Schon ein Jahr vor der Geschäftsübergabe Kohls im Juni 2011 an Waldemar Kluch, der Universum dann 18 Monate später in die Insolvenz führte, habe er geahnt, dass etwas nicht stimmte. „Nach und nach habe ich verstanden, dass Herr Kohl nur noch Märchen erzählt hat. Im Nachhinein, mit dem Wissen von heute, ergibt das alles einen Sinn. Aber unfassbar finde ich bis heute, dass er den ZDF-Vertrag aus Geldgier nicht verlängert hat, weil die etwas weniger zahlen wollten. Da hat er jegliche Verantwortung für seine Mitarbeiter aufgegeben“, sagt er.
Allzu viel in der Vergangenheit wühlen möchte Jürgen Brähmer allerdings nicht.
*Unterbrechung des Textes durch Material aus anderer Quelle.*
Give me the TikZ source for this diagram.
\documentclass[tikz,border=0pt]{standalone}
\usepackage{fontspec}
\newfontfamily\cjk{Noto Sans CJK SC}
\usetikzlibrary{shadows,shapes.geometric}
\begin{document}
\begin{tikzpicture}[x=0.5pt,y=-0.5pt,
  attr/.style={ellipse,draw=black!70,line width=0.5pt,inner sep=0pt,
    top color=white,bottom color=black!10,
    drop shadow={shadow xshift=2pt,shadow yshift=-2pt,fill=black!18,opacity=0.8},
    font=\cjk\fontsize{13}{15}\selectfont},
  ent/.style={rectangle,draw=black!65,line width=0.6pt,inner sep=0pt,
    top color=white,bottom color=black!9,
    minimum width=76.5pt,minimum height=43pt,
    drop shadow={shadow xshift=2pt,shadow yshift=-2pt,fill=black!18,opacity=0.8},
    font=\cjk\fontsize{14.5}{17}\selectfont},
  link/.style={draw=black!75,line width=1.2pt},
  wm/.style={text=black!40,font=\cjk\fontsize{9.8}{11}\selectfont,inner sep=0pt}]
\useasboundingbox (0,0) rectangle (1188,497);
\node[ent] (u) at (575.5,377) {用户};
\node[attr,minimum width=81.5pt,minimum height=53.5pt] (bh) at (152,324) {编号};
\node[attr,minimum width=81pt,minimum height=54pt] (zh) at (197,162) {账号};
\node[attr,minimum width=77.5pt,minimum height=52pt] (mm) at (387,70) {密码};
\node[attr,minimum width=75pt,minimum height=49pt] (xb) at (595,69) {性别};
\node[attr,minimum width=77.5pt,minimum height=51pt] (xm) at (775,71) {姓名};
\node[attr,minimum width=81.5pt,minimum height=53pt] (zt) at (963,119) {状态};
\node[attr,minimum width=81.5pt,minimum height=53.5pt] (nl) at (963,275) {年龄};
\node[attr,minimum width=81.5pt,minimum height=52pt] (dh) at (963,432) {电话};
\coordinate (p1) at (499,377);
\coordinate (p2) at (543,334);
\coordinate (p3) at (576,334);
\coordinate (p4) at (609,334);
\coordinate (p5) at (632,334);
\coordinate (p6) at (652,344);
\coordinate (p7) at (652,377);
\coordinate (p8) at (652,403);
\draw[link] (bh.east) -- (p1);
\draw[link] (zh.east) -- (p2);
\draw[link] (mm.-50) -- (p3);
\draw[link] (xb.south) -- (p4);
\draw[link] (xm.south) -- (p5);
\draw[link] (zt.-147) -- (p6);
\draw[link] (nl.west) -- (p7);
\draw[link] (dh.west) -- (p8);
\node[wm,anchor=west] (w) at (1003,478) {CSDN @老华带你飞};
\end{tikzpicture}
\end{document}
Er will vielmehr genießen, dass er jetzt noch einmal durchstarten kann. Er hat sich ein kleines Team seines Vertrauens geschaffen, mit seinem Hamburger Manager Peter Hanraths, den er aus alten Universum-Tagen kennt und schätzt, und mit seinem Rechtsanwalt Johannes Eisenberg, mit dem er während der Trainingsphasen in Berlin Tür an Tür wohnt. Er fühlt sich wohl in der Trainingsgruppe von Karsten Röwer, in der er als Leitwolf wichtige Erfahrungen weitergeben kann, und auch die Partnerschaft mit Kalle und Wilfried Sauerland sei sehr angenehm.
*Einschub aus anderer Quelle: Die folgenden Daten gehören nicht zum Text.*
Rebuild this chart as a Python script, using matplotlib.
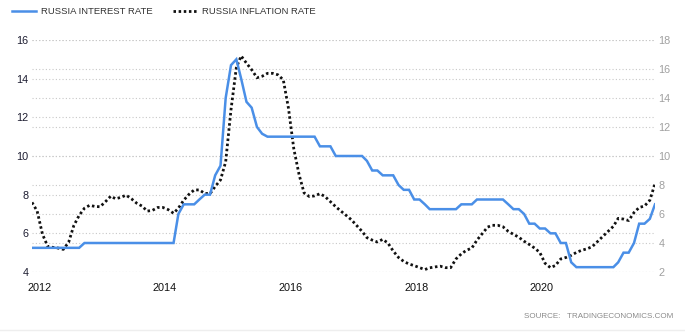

Große Pläne für die sportliche Zukunft hat er noch nicht geschmiedet. Nun gelte es zunächst einmal, Maccarinelli klar zu bezwingen, danach werde er sich um alles Weitere kümmern. „Es gibt doch eine Menge interessanter Kämpfe“, sagt er, „ich würde zum Beispiel gern gegen Bernard Hopkins in den USA kämpfen, wenn das Angebot gut ist.“ Und wenn es nicht gut ist, wenn es überhaupt nichts mehr gibt, was ihn reizt, oder wenn der Spaß am Boxen, den er seit der Unterschrift bei Sauerland wieder verspürt, endgültig verloren gegangen ist, dann wird er einfach aufhören und sich neuen Geschäften widmen. „Ich habe mich nie aufs Boxen reduziert“, sagt er. Vielen Wegbegleitern, die das getan haben, die ihn lange unterschätzt haben, geht es heute schlechter als ihm.
Ob er sich als zufriedenen Menschen bezeichnen würde, vielleicht sogar als so glücklich wie niemals zuvor in seinem Leben? Jürgen Brähmer hat auch dazu eine eigene Sichtweise. „Ich bin nie zufrieden, ich strebe immer nach mehr, das ist mein Antrieb. Aber ich habe eine Super-Frau, ein tolles Kind, den WM-Titel in meinem Sport und die Freiheit zu tun, was mir Spaß macht. Insofern kann ich sagen, dass es anderen sicherlich schlechter geht als mir.“ Für einen maulfaulen Mecklenburger wie ihn ist das ein fast schon euphorischer Rückblick auf ein ziemlich verrücktes Jahr.